Yesterday when we were driving Lian and Itay to the airport, as we left town the sunset flared into brilliance: For some reason, the Irish folk song Samhradh Samhradh as done by The Gloaming ran through my mind. Well, it was that gloaming-time-of-day, but I think it more had to do with the feeling I have from that particular piece of music. I have written about it before, oddly enough at about this same time one year ago. This time the feeling was tinged with a bit more nostalgic-melancholy. We were, after all, winding down from the family festivities. Lian and Itay were heading to their home now.

I don't know exactly what the Gaelic words mean in the piece. It's something about summer, and the peaceful feeling of a good season. If I could write the words, though, especially as we travelled on the NJ Turnpike, I would endow them with the reality behind the "clichéd expressions" I wrote about yesterday. The words would sing of an awareness of how precious/precarious life is, of the immanent feeling of what it is to be at that moment, surrounded by the goodness of family and love. The words would also convey the futility of trying to grasp that moment, to clutch it close in order to preserve it forever. I wish I could freeze the flow.

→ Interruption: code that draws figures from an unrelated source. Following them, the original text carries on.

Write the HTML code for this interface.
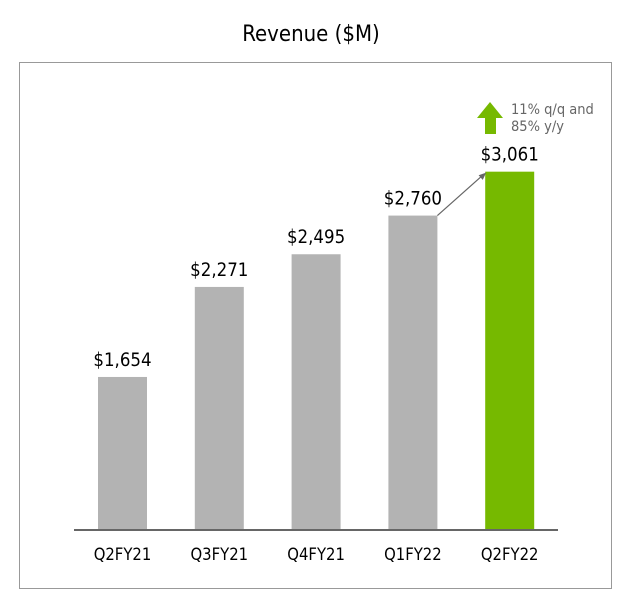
<!DOCTYPE html>
<html><head><meta charset="utf-8"><style>
body{margin:0;background:#fff;width:621px;height:598px;overflow:hidden;font-family:"DejaVu Sans Condensed","Liberation Sans",sans-serif}
</style></head><body>
<svg width="621" height="598">
<text x="311" y="41" text-anchor="middle" font-size="22" fill="#000">Revenue ($M)</text>
<rect x="19.5" y="62.5" width="592" height="526" fill="none" stroke="#999"/>
<g id="bars"></g>
<line x1="74" y1="530" x2="558" y2="530" stroke="#666" stroke-width="2"/>
<g id="annot"></g>
<polygon points="490,102 477,118 485,118 485,134 496,134 496,118 503,118" fill="#76b900"/>
<text x="511" y="114" font-size="14.5" fill="#666">11% q/q and</text>
<text x="511" y="131" font-size="14.5" fill="#666">85% y/y</text>
</svg>
<script>
const categories=["Q2FY21","Q3FY21","Q4FY21","Q1FY22","Q2FY22"];
const revenue=[1654,2271,2495,2760,3061];
const labels=["$1,654","$2,271","$2,495","$2,760","$3,061"];
const NS="http://www.w3.org/2000/svg";
const y0=530,vmin=605,k=0.1459;
const yS=v=>y0-(v-vmin)*k;
const xS=i=>122.5+i*96.8;
const bw=49;
const g=document.getElementById('bars');
function mk(t,a){const e=document.createElementNS(NS,t);for(const q in a)e.setAttribute(q,a[q]);return e;}
categories.forEach((c,i)=>{
 const last=i===categories.length-1;
 const r=mk('rect',{x:xS(i)-bw/2,y:yS(revenue[i]),width:bw,height:y0-yS(revenue[i]),fill:last?'#76b900':'#b3b3b3'});
 
 
 g.appendChild(r);
 const t=mk('text',{x:xS(i),y:yS(revenue[i])-11,'text-anchor':'middle','font-size':'18.5',fill:'#000'});
 t.textContent=labels[i];
 
 
 g.appendChild(t);
 const l=mk('text',{x:xS(i),y:560,'text-anchor':'middle','font-size':'16.5',fill:'#000'});
 l.textContent=c;
 
 
 g.appendChild(l);
});
const n=revenue.length;
const a=document.getElementById('annot');
const x1=xS(n-2)+bw/2,y1=yS(revenue[n-2]),x2=xS(n-1)-bw/2+1,y2=yS(revenue[n-1])+1;
const ln=mk('line',{x1:x1,y1:y1,x2:x2-4,y2:y2+3,stroke:'#666','stroke-width':1.2});


a.appendChild(ln);
const ang=Math.atan2(y2-y1,x2-x1);
const p=[[x2,y2],[x2-8*Math.cos(ang-0.4),y2-8*Math.sin(ang-0.4)],[x2-8*Math.cos(ang+0.4),y2-8*Math.sin(ang+0.4)]];
const hd=mk('polygon',{points:p.map(q=>q.join(',')).join(' '),fill:'#666'});


a.appendChild(hd);
</script>
</body></html>
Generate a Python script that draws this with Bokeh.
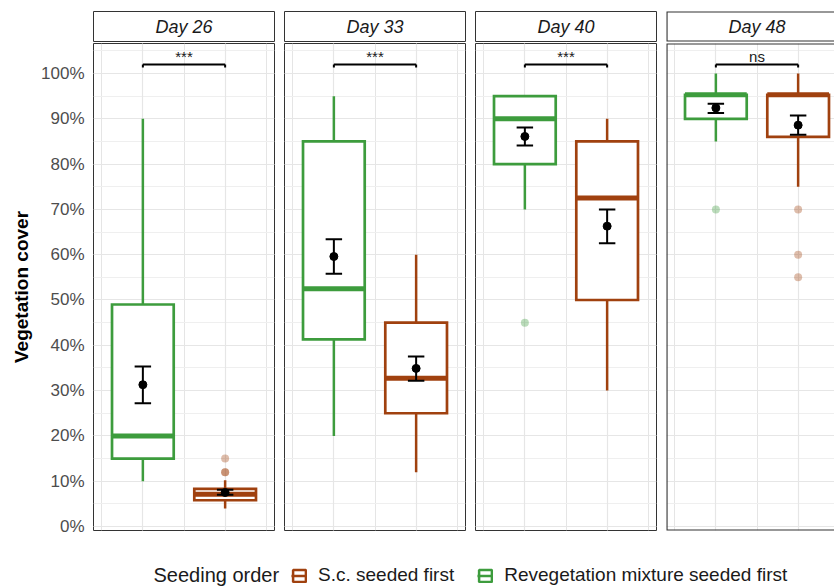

Notice that I say "IF I could write the words..." I can't. I surely do know what they mean, though.

Here is the song:


photo taken by Jill Lipoti and Lian Garton



12/31/2014

One of the things I notice, especially in winter, is how dramatically the auditory "background scene" changes when you go outdoors. Crossing over the threshold, the ambient sounds go from closed-in and cozy-warm to wide-open and crystal-cold. I imagine a music with those kinds of transitions between parts. Can I realize some of it? Perhaps... it will be fun to try. I look forward to the future.

The movement from December 31 to January 1 promises a similar dramatic scene-shift. Of course it really isn't, but we still mark the moment. It's an arbitrary point in time, but we label it: Happy New Year!